Wednesday, September 23, 2009

Banzai Akita

Lately I’ve been running hills. I was feeling pretty good about my endurance until I read this book about a man who also runs. Up mountains. To kill bears.

Morie Sawataishi, the subject of Dog Man by Martha Sherrill, engages in these activities to train his prize winning Akitas. Although the book describes Morie’s quest to breed the ultimate Akita, this is no Best in Show. Through chapters named for the dogs he raised over a lifetime from No Name to Shiro, we read about the venture from both Morie and his family’s perspective.

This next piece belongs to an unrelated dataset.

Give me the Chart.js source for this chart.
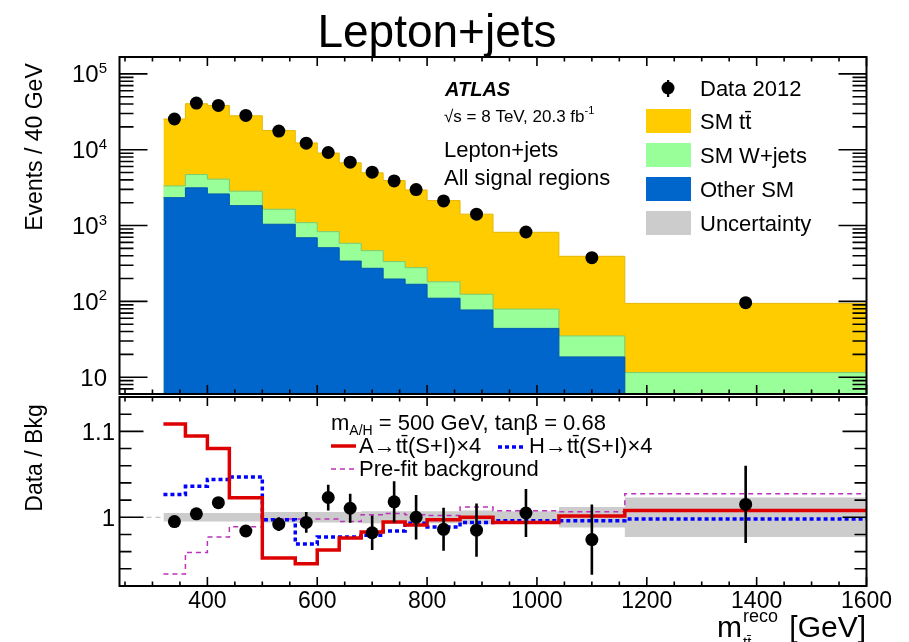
<!DOCTYPE html>
<html>
<head>
<meta charset="utf-8">
<title>Lepton+jets</title>
<script src="https://cdn.jsdelivr.net/npm/chart.js@4.4.1/dist/chart.umd.min.js"></script>
<style>
  body { margin: 0; background: #fff; }
  #wrap { position: relative; width: 909px; height: 642px; }
  #wrap canvas { position: absolute; left: 0; top: 0; }
</style>
</head>
<body>
<div id="wrap">
  <canvas id="mainPad" width="909" height="642"></canvas>
  <canvas id="ratioPad" width="909" height="642"></canvas>
</div>
<script>
const FONT = '"Liberation Sans", Arial, Helvetica, sans-serif';

// m_tt reco bins (GeV)
const binEdges = [320, 360, 400, 440, 500, 560, 600, 640, 680, 720, 760, 800, 860, 920, 1040, 1160, 1600];

// events / 40 GeV per sample
const otherSM = [2330, 3140, 2610, 1830, 1040, 690, 510, 340, 273, 197, 168, 110, 77, 44, 18.5, 4];
const wJets   = [1000, 1560, 1480, 1010, 600, 400, 320, 243, 193, 137, 110, 71, 47, 35, 16.5, 7.5];
const ttbar   = [22070, 35700, 34310, 25160, 16260, 11210, 8190, 6130, 4490, 3590, 2670, 1950, 1290, 736, 358, 82.5];
const data2012 = [25400, 41200, 38400, 28300, 17600, 12200, 9190, 6850, 5060, 3880, 2980, 2110, 1410, 822, 377, 96];

// ratio pad
const dataRatio    = [0.995, 1.004, 1.017, 0.984, 0.992, 0.994, 1.023, 1.0105, 0.982, 1.018, 1.000, 0.986, 0.985, 1.005, 0.974, 1.015];
const dataRatioErr = [0.006, 0.006, 0.006, 0.007, 0.008, 0.012, 0.015, 0.017, 0.020, 0.024, 0.026, 0.025, 0.031, 0.028, 0.041, 0.045];
const bkgUncert    = [0.005, 0.005, 0.005, 0.005, 0.006, 0.006, 0.006, 0.006, 0.007, 0.007, 0.007, 0.007, 0.008, 0.007, 0.012, 0.023];
const sigA   = [1.1085, 1.0945, 1.080, 1.0226, 0.9525, 0.946, 0.962, 0.976, 0.983, 0.9945, 0.991, 0.997, 1.000, 0.994, 1.0015, 1.008];
const sigH   = [1.0266, 1.036, 1.044, 1.047, 0.997, 0.969, 0.977, 0.977, 0.979, 0.984, 0.993, 0.9887, 0.994, 0.996, 0.996, 0.998];
const preFit = [0.934, 0.959, 0.977, 0.989, 0.998, 0.998, 0.998, 0.995, 1.003, 1.0045, 1.003, 1.002, 1.012, 1.0075, 1.0065, 1.0275];

// axis labels
const xTickLabels = [400, 600, 800, 1000, 1200, 1400, 1600];
const yDecades = [1, 2, 3, 4, 5];
const ratioTickLabels = [1, 1.1];

const binCentres = binEdges.slice(0, -1).map((e, i) => (e + binEdges[i + 1]) / 2);
const histPoints = vals => binEdges.map((e, i) => ({ x: e, y: vals[Math.min(i, vals.length - 1)] }));
const sumArr = (...arrs) => arrs[0].map((_, i) => arrs.reduce((s, a) => s + a[i], 0));

const stackGreen = sumArr(otherSM, wJets);
const stackTotal = sumArr(otherSM, wJets, ttbar);

const TT = 't' + 't\u0304';

function font(size, style) { return (style || '') + ' ' + size + 'px ' + FONT; }

// ROOT-like frame with inward ticks on all four sides
function drawFrame(chart, yTickList, yMajLen, yMinLen) {
  const ctx = chart.ctx, a = chart.chartArea, xs = chart.scales.x, ys = chart.scales.y;
  ctx.save();
  ctx.strokeStyle = '#000';
  ctx.lineWidth = 1.6;
  ctx.beginPath();
  for (let v = 250; v <= 1600; v += 50) {
    const px = xs.getPixelForValue(v);
    const len = v % 200 === 0 ? 9 : 4.5;
    ctx.moveTo(px, a.bottom); ctx.lineTo(px, a.bottom - len);
    ctx.moveTo(px, a.top); ctx.lineTo(px, a.top + len);
  }
  yTickList.forEach(t => {
    const py = ys.getPixelForValue(t.v);
    const len = t.major ? yMajLen : yMinLen;
    ctx.moveTo(a.left, py); ctx.lineTo(a.left + len, py);
    ctx.moveTo(a.right, py); ctx.lineTo(a.right - len, py);
  });
  ctx.stroke();
  ctx.lineWidth = 2;
  ctx.strokeRect(a.left, a.top, a.right - a.left, a.bottom - a.top);
  ctx.restore();
}

const mainDecor = {
  id: 'mainDecor',
  afterDatasetsDraw(chart) {
    const ys = chart.scales.y;
    const ticks = [];
    for (let d = 0; d <= 5; d++) {
      for (let m = 1; m <= 9; m++) {
        const v = m * Math.pow(10, d);
        if (v >= ys.min && v <= ys.max) ticks.push({ v, major: m === 1 });
      }
    }
    drawFrame(chart, ticks, 28, 14);
  },
  afterDraw(chart) {
    const ctx = chart.ctx, ys = chart.scales.y;
    ctx.save();
    ctx.fillStyle = '#000';

    // title
    ctx.font = font(46);
    ctx.textAlign = 'center';
    ctx.textBaseline = 'alphabetic';
    ctx.fillText('Lepton+jets', 437, 47);

    // y tick labels 10^n
    yDecades.forEach(n => {
      const py = ys.getPixelForValue(Math.pow(10, n));
      ctx.textAlign = 'right';
      if (n === 1) {
        ctx.font = font(24);
        ctx.fillText('10', 107, py + 8.5);
      } else {
        ctx.font = font(15);
        const w = ctx.measureText(String(n)).width;
        ctx.fillText(String(n), 107, py - 1);
        ctx.font = font(24);
        ctx.fillText('10', 107 - w, py + 8.5);
      }
    });

    // y axis title
    ctx.save();
    ctx.translate(36, 147);
    ctx.rotate(-Math.PI / 2);
    ctx.font = font(23);
    ctx.textAlign = 'center';
    ctx.textBaseline = 'middle';
    ctx.fillText('Events / 40 GeV', 0, 0);
    ctx.restore();

    // experiment label
    ctx.textAlign = 'left';
    ctx.font = font(20, 'italic bold');
    ctx.fillText('ATLAS', 445, 96);
    ctx.font = font(17);
    const lumi = '\u221As = 8 TeV, 20.3 fb';
    ctx.fillText(lumi, 444, 122);
    const lw = ctx.measureText(lumi).width;
    ctx.font = font(11);
    ctx.fillText('-1', 444 + lw, 114);
    ctx.font = font(22);
    ctx.fillText('Lepton+jets', 444, 157);
    ctx.fillText('All signal regions', 444, 185);

    // legend
    ctx.beginPath();
    ctx.arc(668, 88, 6.5, 0, Math.PI * 2);
    ctx.fill();
    ctx.fillRect(667, 80, 2.2, 17);
    const boxes = [
      ['#ffcc00', 'SM ' + TT, 109],
      ['#99ff99', 'SM W+jets', 143],
      ['#0066cc', 'Other SM', 177],
      ['#cccccc', 'Uncertainty', 211]
    ];
    ctx.font = font(22);
    ctx.fillText('Data 2012', 700, 96);
    boxes.forEach(b => {
      ctx.fillStyle = b[0];
      ctx.fillRect(646, b[2], 45, 24);
      ctx.fillStyle = '#000';
      ctx.fillText(b[1], 700, b[2] + 20);
    });
    ctx.restore();
  }
};

const ratioDecor = {
  id: 'ratioDecor',
  beforeDatasetsDraw(chart) {
    const ctx = chart.ctx, a = chart.chartArea, ys = chart.scales.y;
    const py = ys.getPixelForValue(1);
    ctx.save();
    ctx.strokeStyle = '#b0b0b0';
    ctx.lineWidth = 1;
    ctx.setLineDash([5, 4]);
    ctx.beginPath();
    ctx.moveTo(a.left, py); ctx.lineTo(a.right, py);
    ctx.stroke();
    ctx.restore();
  },
  afterDatasetsDraw(chart) {
    const ctx = chart.ctx, xs = chart.scales.x, ys = chart.scales.y;
    // statistical error bars on the data ratio
    ctx.save();
    ctx.strokeStyle = '#000';
    ctx.lineWidth = 2.6;
    ctx.beginPath();
    binCentres.forEach((c, i) => {
      const px = xs.getPixelForValue(c);
      ctx.moveTo(px, ys.getPixelForValue(dataRatio[i] - dataRatioErr[i]));
      ctx.lineTo(px, ys.getPixelForValue(dataRatio[i] + dataRatioErr[i]));
    });
    ctx.stroke();
    ctx.restore();

    const ticks = [];
    for (let k = 46; k <= 57; k++) ticks.push({ v: k / 50, major: k === 50 || k === 55 });
    drawFrame(chart, ticks, 24, 12);
  },
  afterDraw(chart) {
    const ctx = chart.ctx, xs = chart.scales.x, ys = chart.scales.y;
    ctx.save();
    ctx.fillStyle = '#000';
    ctx.textBaseline = 'alphabetic';

    // y tick labels
    ctx.font = font(24);
    ctx.textAlign = 'right';
    ratioTickLabels.forEach(v => ctx.fillText(String(v), 115, ys.getPixelForValue(v) + 8.5));

    // x tick labels
    ctx.font = font(23);
    ctx.textAlign = 'center';
    ctx.textBaseline = 'middle';
    xTickLabels.forEach(v => ctx.fillText(String(v), xs.getPixelForValue(v), 602));

    // x axis title: m_tt^reco [GeV]
    ctx.textBaseline = 'alphabetic';
    ctx.textAlign = 'left';
    ctx.font = font(30);
    ctx.fillText('m', 717, 637);
    const sx = 717 + ctx.measureText('m').width + 1;
    ctx.font = font(15);
    ctx.fillText(TT, sx, 647);
    ctx.font = font(18);
    ctx.fillText('reco', sx, 622);
    ctx.font = font(30);
    ctx.textAlign = 'right';
    ctx.fillText('[GeV]', 866, 637);

    // y axis title
    ctx.save();
    ctx.textAlign = 'center';
    ctx.translate(36, 458);
    ctx.rotate(-Math.PI / 2);
    ctx.font = font(23);
    ctx.textBaseline = 'middle';
    ctx.fillText('Data / Bkg', 0, 0);
    ctx.restore();

    // signal legend
    ctx.textAlign = 'left';
    ctx.font = font(22);
    ctx.fillText('m', 331, 430);
    let mx = 331 + ctx.measureText('m').width;
    ctx.font = font(14);
    ctx.fillText('A/H', mx, 435);
    mx += ctx.measureText('A/H').width;
    ctx.font = font(22);
    ctx.fillText(' = 500 GeV, tan\u03B2 = 0.68', mx, 430);

    ctx.lineWidth = 3.5;
    ctx.strokeStyle = '#dd0000';
    ctx.beginPath(); ctx.moveTo(331, 446); ctx.lineTo(356, 446); ctx.stroke();
    ctx.fillText('A\u2192' + TT + '(S+I)\u00D74', 359, 453);

    ctx.strokeStyle = '#0000ff';
    ctx.setLineDash([4, 3]);
    ctx.beginPath(); ctx.moveTo(498, 447); ctx.lineTo(524, 447); ctx.stroke();
    ctx.fillText('H\u2192' + TT + '(S+I)\u00D74', 529, 453);

    ctx.strokeStyle = '#bb33bb';
    ctx.lineWidth = 1.5;
    ctx.setLineDash([5, 4]);
    ctx.beginPath(); ctx.moveTo(331, 469); ctx.lineTo(357, 469); ctx.stroke();
    ctx.setLineDash([]);
    ctx.fillText('Pre-fit background', 359, 476);
    ctx.restore();
  }
};

const xAxis = { type: 'linear', min: 240, max: 1600, display: false };

new Chart(document.getElementById('mainPad'), {
  type: 'line',
  data: {
    datasets: [
      { type: 'scatter', data: binCentres.map((c, i) => ({ x: c, y: data2012[i] })),
        pointRadius: 6.5, pointBackgroundColor: '#000', pointBorderWidth: 0, order: 0 },
      { data: histPoints(otherSM), stepped: true, fill: 'start', backgroundColor: '#0066cc',
        borderColor: '#0058b0', borderWidth: 1, pointRadius: 0, order: 1 },
      { data: histPoints(stackGreen), stepped: true, fill: 'start', backgroundColor: '#99ff99',
        borderColor: '#77cc77', borderWidth: 1, pointRadius: 0, order: 2 },
      { data: histPoints(stackTotal), stepped: true, fill: 'start', backgroundColor: '#ffcc00',
        borderColor: '#e6b800', borderWidth: 1, pointRadius: 0, order: 3 }
    ]
  },
  options: {
    responsive: false,
    animation: false,
    layout: { padding: { left: 119.5, right: 42.5, top: 57, bottom: 248 } },
    scales: {
      x: xAxis,
      y: { type: 'logarithmic', min: 6, max: 167000, bounds: 'data', display: false }
    },
    plugins: { legend: { display: false }, tooltip: { enabled: false } }
  },
  plugins: [mainDecor]
});

new Chart(document.getElementById('ratioPad'), {
  type: 'line',
  data: {
    datasets: [
      { data: histPoints(bkgUncert.map(u => 1 - u)), stepped: true, fill: false,
        borderWidth: 0, pointRadius: 0, order: 10 },
      { data: histPoints(bkgUncert.map(u => 1 + u)), stepped: true, fill: 0,
        backgroundColor: '#cccccc', borderWidth: 0, pointRadius: 0, order: 9 },
      { data: histPoints(preFit), stepped: true, fill: false, borderColor: '#bb33bb',
        borderWidth: 1.5, borderDash: [5, 4], pointRadius: 0, order: 5 },
      { data: histPoints(sigH), stepped: true, fill: false, borderColor: '#0000ff',
        borderWidth: 3.5, borderDash: [4, 3], pointRadius: 0, order: 4 },
      { data: histPoints(sigA), stepped: true, fill: false, borderColor: '#dd0000',
        borderWidth: 3.5, pointRadius: 0, order: 3 },
      { type: 'scatter', data: binCentres.map((c, i) => ({ x: c, y: dataRatio[i] })),
        pointRadius: 6.5, pointBackgroundColor: '#000', pointBorderWidth: 0, order: 0 }
    ]
  },
  options: {
    responsive: false,
    animation: false,
    layout: { padding: { left: 119.5, right: 42.5, top: 397, bottom: 56 } },
    scales: {
      x: xAxis,
      y: { type: 'linear', min: 0.92, max: 1.14, display: false }
    },
    plugins: { legend: { display: false }, tooltip: { enabled: false } }
  },
  plugins: [ratioDecor]
});
</script>
</body>
</html>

Despite the money to be made selling dogs – first to the American servicemen and then to avid Akita fans - Morie refuses to take money for a dog, preferring to give them away. This causes some raised eyebrows (and voices) in his household, since his wife Kitako, a society girl turned mountain mama, remembers the lean times. Little rice, little meat, and little heat was to be found in their remote village in post-war Japan. Despite the deprivation, the dogs never went hungry.

Later in the book we hear from Morie’s children – a vet, a Vidal Sassoon hair stylist – about Morie’s enthusiasm for all things Akita. And his reticence when it came to his own children.

This is a book about a man who loves dogs. What he loves most about them isn’t their physical appearance or their promise of riches. And he most certainly doesn’t teach them tricks. What he really strives for is a dog with kisho. Funnily enough, it’s this kisho, or life force, that Morie himself embodies in these pages.